Day 5 The Arc of the Palate
上菜之法:鹹者宜先,淡者宜後;Shàng cài zhī fǎ: xián zhě yí xiān, dàn zhě yí hòu;
濃者宜先,薄者宜後;nóng zhě yí xiān, báo zhě yí hòu;
無湯者宜先,有湯者宜後。wú tāng zhě yí xiān, yǒu tāng zhě yí hòu.
“The method of serving courses: salty dishes should come first, mild ones after; rich dishes first, lighter ones after; dishes without broth first, those with broth after.”
— 隨園食單·須知單·上菜須知 (Menu of the Sui Garden, “Essential Knowledge: Serving Order”) by Yuan Mei (袁枚)
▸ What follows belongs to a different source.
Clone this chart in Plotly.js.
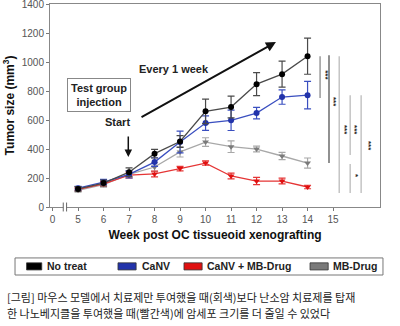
<!DOCTYPE html>
<html><head><meta charset="utf-8">
<script src="https://cdn.plot.ly/plotly-3.0.1.min.js"></script>
<style>html,body{margin:0;padding:0;background:#fff}#chart{width:400px;height:326px}</style>
</head><body><div id="chart"></div>
<script>
var weeks = [5, 6, 7, 8, 9, 10, 11, 12, 13, 14];
var seriesNames = ['No treat', 'CaNV', 'CaNV + MB-Drug', 'MB-Drug'];
var noTreat    = [125, 165, 240, 368, 452, 660, 690, 848, 917, 1041];
var noTreatErr = [15, 20, 30, 30, 40, 85, 75, 80, 90, 125];
var canv       = [130, 172, 225, 310, 448, 579, 598, 648, 759, 772];
var canvErr    = [12, 18, 25, 30, 75, 50, 70, 40, 50, 95];
var combo      = [122, 160, 220, 228, 265, 303, 214, 179, 179, 138];
var comboErr   = [10, 15, 20, 20, 15, 15, 20, 25, 20, 12];
var mbDrug     = [115, 155, 225, 276, 380, 448, 416, 400, 352, 303];
var mbDrugErr  = [12, 18, 25, 30, 35, 30, 40, 20, 25, 35];
var xTickVals  = [4, 5, 6, 7, 8, 9, 10, 11, 12, 13, 14, 15];
var xTickText  = ['0', '5', '6', '7', '8', '9', '10', '11', '12', '13', '14', '15'];
var yTickVals  = [0, 200, 400, 600, 800, 1000, 1200, 1400];
var sigLabels  = ['***', '***', '***', '***', '*', '***'];
var captionLines = ['[그림] 마우스 모델에서 치료제만 투여했을 때(회색)보다 난소암 치료제를 탑재',
                    '한 나노베지클을 투여했을 때(빨간색)에 암세포 크기를 더 줄일 수 있었다'];

var colors = {line: ['#4a4a4a', '#3a4fc0', '#e53535', '#a8a8a8'],
              mark: ['#000000', '#2233aa', '#e01010', '#7a7a7a'],
              sym:  ['circle', 'circle', 'triangle-down', 'triangle-down']};
var ys = [noTreat, canv, combo, mbDrug];
var es = [noTreatErr, canvErr, comboErr, mbDrugErr];
var order = [3, 2, 1, 0];
var traces = order.map(function(i){
  return {x: weeks, y: ys[i], name: seriesNames[i], type: 'scatter', mode: 'lines+markers',
    line: {color: colors.line[i], width: 1.3},
    marker: {color: colors.mark[i], size: 6, symbol: colors.sym[i]},
    error_y: {type: 'data', array: es[i], visible: true, color: colors.line[i], thickness: 1.2, width: 3.5},
    showlegend: false};
});

var F = 'Arial, "Liberation Sans", sans-serif';
var shapes = [
  {type:'line', xref:'x', yref:'y', x0:14.49, x1:14.49, y0:1041, y1:752, line:{color:'#8a8a8a', width:1.3}},
  {type:'line', xref:'x', yref:'y', x0:14.84, x1:14.84, y0:1048, y1:303, line:{color:'#555', width:1.3}},
  {type:'line', xref:'x', yref:'y', x0:15.24, x1:15.24, y0:1041, y1:97, line:{color:'#bbb', width:1.3}},
  {type:'line', xref:'x', yref:'y', x0:15.67, x1:15.67, y0:772, y1:359, line:{color:'#bbb', width:1.3}},
  {type:'line', xref:'x', yref:'y', x0:15.67, x1:15.67, y0:297, y1:97, line:{color:'#bbb', width:1.3}},
  {type:'line', xref:'x', yref:'y', x0:16.1, x1:16.1, y0:772, y1:97, line:{color:'#bbb', width:1.3}},
  {type:'rect', xref:'x', yref:'paper', x0:4.42, x1:4.55, y0:-0.02, y1:0.02, fillcolor:'#fff', line:{width:0}},
  {type:'line', xref:'x', yref:'paper', x0:4.42, x1:4.42, y0:-0.022, y1:0.022, line:{color:'#666', width:1}},
  {type:'line', xref:'x', yref:'paper', x0:4.55, x1:4.55, y0:-0.022, y1:0.022, line:{color:'#666', width:1}},
  {type:'rect', xref:'paper', yref:'paper', x0:-0.106, x1:1.009, y0:-0.251, y1:-0.335, line:{color:'#777', width:1}, fillcolor:'rgba(0,0,0,0)'}
];
var annotations = [
  {xref:'x', yref:'y', x:5.82, y:772, text:'<b>Test group<br>injection</b>', showarrow:false,
   font:{family:F, size:11, color:'#222'}, bordercolor:'#888', borderwidth:1, borderpad:3},
  {xref:'x', yref:'y', x:6.55, y:585, text:'<b>Start</b>', showarrow:false, font:{family:F, size:11, color:'#222'}},
  {xref:'x', yref:'y', x:6.97, y:345, ax:6.97, ay:497, axref:'x', ayref:'y', text:'', showarrow:true,
   arrowhead:2, arrowsize:1, arrowwidth:1.5, arrowcolor:'#111'},
  {xref:'x', yref:'y', x:8.75, y:955, text:'<b>Every 1 week</b>', showarrow:false, font:{family:F, size:11, color:'#222'}},
  {xref:'x', yref:'y', x:12.76, y:1138, ax:7.43, ay:614, axref:'x', ayref:'y', text:'', showarrow:true,
   arrowhead:2, arrowsize:1, arrowwidth:2, arrowcolor:'#111'}
];
var sigPos = [[14.69, 908], [15.04, 724], [15.47, 531], [15.86, 531], [15.86, 214], [16.41, 421]];
sigPos.forEach(function(p, k){
  annotations.push({xref:'x', yref:'y', x:p[0], y:p[1], text:'<b>'+sigLabels[k]+'</b>', showarrow:false,
    textangle:90, font:{family:F, size:8, color:'#222'}});
});
var legSw = [[-0.071, -0.025], [0.206, 0.261], [0.406, 0.461], [0.788, 0.843]];
var legTx = [-0.015, 0.272, 0.471, 0.853];
for (var i = 0; i < 4; i++) {
  shapes.push({type:'rect', xref:'paper', yref:'paper', x0:legSw[i][0], x1:legSw[i][1], y0:-0.275, y1:-0.310,
    fillcolor:colors.mark[i], line:{color:'#333', width:0.8}});
  annotations.push({xref:'paper', yref:'paper', x:legTx[i], y:-0.293, xanchor:'left', yanchor:'middle',
    text:'<b>'+seriesNames[i]+'</b>', showarrow:false, font:{family:F, size:10.5, color:'#222'}});
}
captionLines.forEach(function(t, k){
  annotations.push({xref:'paper', yref:'paper', x:-0.137, y:[-0.443, -0.522][k], xanchor:'left', yanchor:'middle',
    text:t, showarrow:false, font:{family:'"Noto Sans CJK KR", sans-serif', size:11, color:'#222'}});
});

var layout = {
  width: 400, height: 326,
  margin: {l: 50, r: 20, t: 4, b: 119},
  paper_bgcolor: '#fff', plot_bgcolor: '#fff',
  font: {family: F, color: '#555', size: 10},
  showlegend: false,
  xaxis: {range: [3.9, 16.84], tickvals: xTickVals, ticktext: xTickText, ticks: 'outside', ticklen: 3,
    tickcolor: '#777', showline: true, linecolor: '#888', linewidth: 1, mirror: true, showgrid: false, zeroline: false,
    tickfont: {size: 10, color: '#555'},
    title: {text: '<b>Week post OC tissueoid xenografting</b>', font: {family: F, size: 12, color: '#111'}, standoff: 6}},
  yaxis: {range: [0, 1401], tickvals: yTickVals, ticks: 'outside', ticklen: 3, tickcolor: '#777',
    ticklabeloverflow: 'allow',
    showline: true, linecolor: '#888', linewidth: 1, mirror: true, showgrid: false, zeroline: false,
    tickfont: {size: 10, color: '#555'},
    title: {text: '<b>Tumor size (mm<sup>3</sup>)</b>', font: {family: F, size: 12, color: '#111'}, standoff: 4}},
  shapes: shapes,
  annotations: annotations
};
Plotly.newPlot('chart', traces, layout, {displayModeBar: false, staticPlot: true});
</script>
</body></html>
The palate has a narrative arc. You begin with what is bold and assertive, when the palate is fresh and ready for impact, then descend toward what is subtle and fluid as the palate tires and seeks gentleness. Start strong. End soft. Let intensity yield to nuance. This is why ‘soup’ is served at the end in Chinese cuisine, and at the beginning in Western cuisine.
Unpacking the sentence:
法 (fǎ) — method, law, principle → Classical 法 carries more weight than modern 方法 (method). It implies a principle that should not be violated which is closer to “law” than “technique.”
鹹 (xián) — salty → In this context, 鹹 does not mean “too salty” but “with pronounced salty flavor” — dishes that are boldly seasoned. Yuan Mei’s taxonomy of flavor is sensory, not moral. Salty is not inferior to mild; it simply comes first. The word itself is straightforward, but notice what Yuan Mei is doing: he is organizing an entire meal the way a poet organizes a poem — by intensity.
宜 (yí) — should, is fitting → 宜 is softer than a command but firmer than a suggestion. Modern Chinese would say 應該 (should), which sounds like instruction.
者 (zhě) — that which; the kind that → 鹹者, 淡者, 濃者, 薄者, 無湯者, 有湯者, six appearances of 者 as a nominalizer, each creating a category. This is 者 at its most powerful: one character turning any adjective or phrase into a class of things.
Wenyan Decoded - Classical Chinese for the Modern Mind is a new experimental daily section of Old North Whale Review. Each day, I unpack one sentence from the Chinese classics, character by character, showing how these ancient texts still shape the way Chinese culture thinks, argues, and feels today. The goal is not translation but connection: by the end, I want everyone reading the original, not the footnote.